Todos guardaron silencio.
—¡Ginojo—dijo la tía Meregilda.—Yo he de saber si eso es verdad ó jaula. Diga usted, buen hombre—añadió dirigiéndose al del tambor,—¿es efectiva la vida del hombre malo?
—Pregúnteselo usted á aquel que llevan allí los civiles, que debe saberlo—contestó el charlatán.
Los tomillareses lanzaron un grito de sorpresa, de indignación, de dolor, de sabe Dios qué, al reconocer al preso.
—¡Señor conde!—gritaron en coro.
—¡Qué conde ni qué calabaza!—les contestó uno de los civiles.—¡Conde!..Condenado al palo sí que será ese bribón dentro de pocos días.

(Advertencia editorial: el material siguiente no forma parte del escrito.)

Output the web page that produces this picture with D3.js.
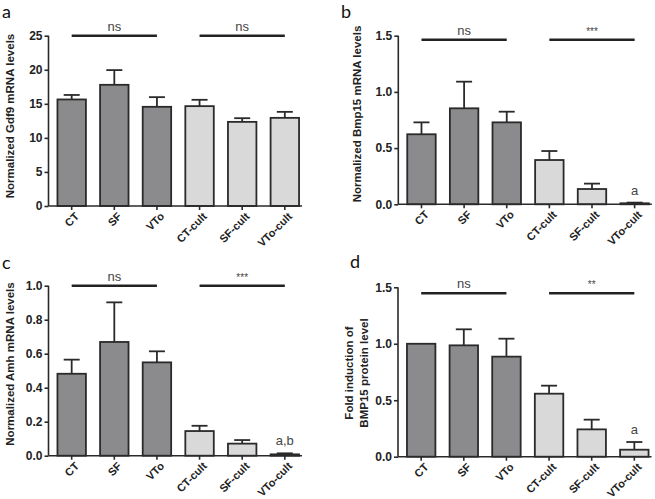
<!DOCTYPE html>
<html>
<head>
<meta charset="utf-8">
<script src="https://cdn.jsdelivr.net/npm/d3@7"></script>
<style>
  html, body { margin: 0; padding: 0; background: #fff; }
  svg { display: block; }
</style>
</head>
<body>
<svg id="chart" width="655" height="499"></svg>
<script>
// ---------- data ----------
const categories = ["CT", "SF", "VTo", "CT-cult", "SF-cult", "VTo-cult"];
const groupOf = ["fresh", "fresh", "fresh", "cult", "cult", "cult"];

const gdf9Mean = [15.64, 17.79, 14.56, 14.66, 12.35, 12.94];
const gdf9Err  = [0.66, 2.16, 1.42, 0.93, 0.54, 0.88];

const bmp15Mean = [0.623, 0.854, 0.729, 0.394, 0.136, 0.009];
const bmp15Err  = [0.106, 0.237, 0.095, 0.080, 0.048, 0.006];

const amhMean = [0.482, 0.669, 0.549, 0.145, 0.071, 0.008];
const amhErr  = [0.083, 0.233, 0.065, 0.031, 0.021, 0.006];

const bmp15ProtMean = [1.0, 0.986, 0.886, 0.558, 0.242, 0.062];
const bmp15ProtErr  = [0.0, 0.142, 0.159, 0.071, 0.086, 0.068];

const gdf9Ticks = [0, 5, 10, 15, 20, 25];
const bmp15Ticks = [0, 0.5, 1.0, 1.5];
const amhTicks = [0, 0.2, 0.4, 0.6, 0.8, 1.0];
const bmp15ProtTicks = [0, 0.5, 1.0, 1.5];

const sigA = ["ns", "ns"];
const sigB = ["ns", "***"];
const sigC = ["ns", "***"];
const sigD = ["ns", "**"];

const noteB = ["", "", "", "", "", "a"];
const noteC = ["", "", "", "", "", "a,b"];
const noteD = ["", "", "", "", "", "a"];

// ---------- drawing ----------
const svg = d3.select("#chart");
const fillColor = { fresh: "#8b8b8e", cult: "#d9d9d9" };
const ink = "#2a2a2a";
const boldFont = "'Liberation Sans', Arial, sans-serif";

function panel(cfg) {
  const g = svg.append("g");
  const x = d3.scaleBand().domain(categories)
    .range([cfg.x0, cfg.x0 + 259.5]).paddingInner(0.3325).paddingOuter(0.21);
  const y = d3.scaleLinear().domain([0, cfg.max]).range([cfg.yBottom, cfg.yTop]);

  // panel letter
  g.append("text").attr("x", cfg.letterX).attr("y", cfg.letterY)
    .attr("font-family", "Lato, 'Open Sans', sans-serif").attr("font-size", 18)
    .attr("fill", "#111").text(cfg.letter);

  const data = categories.map((c, i) => ({ c, m: cfg.mean[i], e: cfg.err[i], grp: groupOf[i], note: cfg.note ? cfg.note[i] : "" }));

  // error bars (upper only)
  const capW = 16;
  data.forEach(d => {
    if (d.e > 0) {
      const cx = x(d.c) + x.bandwidth() / 2;
      g.append("line").attr("x1", cx).attr("x2", cx)
        .attr("y1", y(d.m)).attr("y2", y(d.m + d.e))
        .attr("stroke", ink).attr("stroke-width", 1.8);
      g.append("line").attr("x1", cx - capW / 2).attr("x2", cx + capW / 2)
        .attr("y1", y(d.m + d.e)).attr("y2", y(d.m + d.e))
        .attr("stroke", ink).attr("stroke-width", 1.8);
    }
  });

  // bars
  g.selectAll("rect.bar").data(data).join("rect").attr("class", "bar")
    .attr("x", d => x(d.c)).attr("width", x.bandwidth())
    .attr("y", d => y(d.m)).attr("height", d => y(0) - y(d.m))
    .attr("fill", d => fillColor[d.grp]).attr("stroke", ink).attr("stroke-width", 1.8);

  // notes above bars
  data.forEach(d => {
    if (d.note) {
      g.append("text").attr("x", x(d.c) + x.bandwidth() / 2)
        .attr("y", y(d.m + d.e) - 8).attr("text-anchor", "middle")
        .attr("font-family", boldFont).attr("font-size", 13).attr("fill", "#444")
        .text(d.note);
    }
  });

  // y axis
  const yAxis = d3.axisLeft(y).tickValues(cfg.ticks).tickSize(4).tickPadding(2)
    .tickFormat(cfg.fmt);
  const ya = g.append("g").attr("transform", `translate(${cfg.x0},0)`).call(yAxis);
  ya.select(".domain").attr("stroke", ink).attr("stroke-width", 1.6).attr("d", `M0,${cfg.yBottom}V${cfg.yTop}`);
  ya.selectAll(".tick line").attr("stroke", ink).attr("stroke-width", 1.6);
  ya.selectAll(".tick text").attr("font-family", boldFont).attr("font-weight", "bold")
    .attr("font-size", 12).attr("fill", "#222");

  // x axis (ticks + line; labels drawn separately, rotated)
  const xAxis = d3.axisBottom(x).tickSize(4).tickSizeOuter(0).tickFormat("");
  const xa = g.append("g").attr("transform", `translate(0,${cfg.yBottom})`).call(xAxis);
  const xEnd = x(categories[5]) + x.bandwidth() + 3;
  xa.select(".domain").attr("stroke", ink).attr("stroke-width", 1.6).attr("d", `M${cfg.x0},0H${xEnd}`);
  xa.selectAll(".tick line").attr("stroke", ink).attr("stroke-width", 1.6);

  g.selectAll("text.xlab").data(categories).join("text").attr("class", "xlab")
    .attr("transform", c => `translate(${x(c) + x.bandwidth() / 2 + 6},${cfg.yBottom + 9}) rotate(-45)`)
    .attr("text-anchor", "end").attr("dominant-baseline", "middle")
    .attr("font-family", boldFont).attr("font-weight", "bold").attr("font-size", 11).attr("fill", "#222")
    .text(c => c);

  // y title
  const tl = g.append("text").attr("text-anchor", "middle")
    .attr("transform", `translate(${cfg.titleX},${cfg.titleY}) rotate(-90)`)
    .attr("font-family", boldFont).attr("font-weight", "bold").attr("font-size", 11.5).attr("fill", "#222");
  cfg.title.forEach((t, i) => {
    tl.append("tspan").attr("x", 0).attr("dy", i === 0 ? (-(cfg.title.length - 1) * 7.5) + "px" : "15px").text(t);
  });

  // significance lines
  const groups = [[0, 2], [3, 5]];
  groups.forEach((gr, i) => {
    const xa1 = x(categories[gr[0]]) + x.bandwidth() / 2;
    const xa2 = x(categories[gr[1]]) + x.bandwidth() / 2;
    g.append("line").attr("x1", xa1).attr("x2", xa2).attr("y1", cfg.sigY).attr("y2", cfg.sigY)
      .attr("stroke", "#222").attr("stroke-width", 2.4);
    g.append("text").attr("x", (xa1 + xa2) / 2).attr("y", cfg.sigY - 5)
      .attr("text-anchor", "middle").attr("font-family", boldFont)
      .attr("font-size", cfg.sig[i] === "ns" ? 13 : 10).attr("fill", "#444").text(cfg.sig[i]);
  });
}

const fmt1 = d3.format(".1f");

panel({ letter: "a", letterX: 2, letterY: 18, x0: 48.5, yTop: 35.7, yBottom: 206, max: 25,
  mean: gdf9Mean, err: gdf9Err, ticks: gdf9Ticks, fmt: d3.format("d"),
  title: ["Normalized Gdf9 mRNA levels"], titleX: 14, titleY: 116, sigY: 35.7, sig: sigA });

panel({ letter: "b", letterX: 341, letterY: 18, x0: 398.3, yTop: 35.7, yBottom: 204.3, max: 1.5,
  mean: bmp15Mean, err: bmp15Err, ticks: bmp15Ticks, fmt: fmt1, note: noteB,
  title: ["Normalized Bmp15 mRNA levels"], titleX: 361, titleY: 114, sigY: 39.7, sig: sigB });

panel({ letter: "c", letterX: 2, letterY: 269, x0: 48.5, yTop: 285.7, yBottom: 455.7, max: 1.0,
  mean: amhMean, err: amhErr, ticks: amhTicks, fmt: fmt1, note: noteC,
  title: ["Normalized Amh mRNA levels"], titleX: 14, titleY: 364, sigY: 285.7, sig: sigC });

panel({ letter: "d", letterX: 350, letterY: 268, x0: 398, yTop: 287.3, yBottom: 456.7, max: 1.5,
  mean: bmp15ProtMean, err: bmp15ProtErr, ticks: bmp15ProtTicks, fmt: fmt1, note: noteD,
  title: ["Fold induction of", "BMP15 protein level"], titleX: 360, titleY: 373, sigY: 293.3, sig: sigD });
</script>
</body>
</html>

—¿De dónde le traen ustedes?
—De un pueblo de la Alcarria, donde hacía cerca de ocho días estafaba á aquellos brutos, diciéndoles que era conde é iba á convertir en una Jauja el pueblo, cosa que creían á pie juntillas aquellos animales, que debían comer paja y cebada.
—¡Sí, señor; sí, señor, que debíamos comer paja y cebada!—exclamaron á una voz todos los tomillareses.
Y se dirigieron tristemente á dormir con sus dignos compañeros.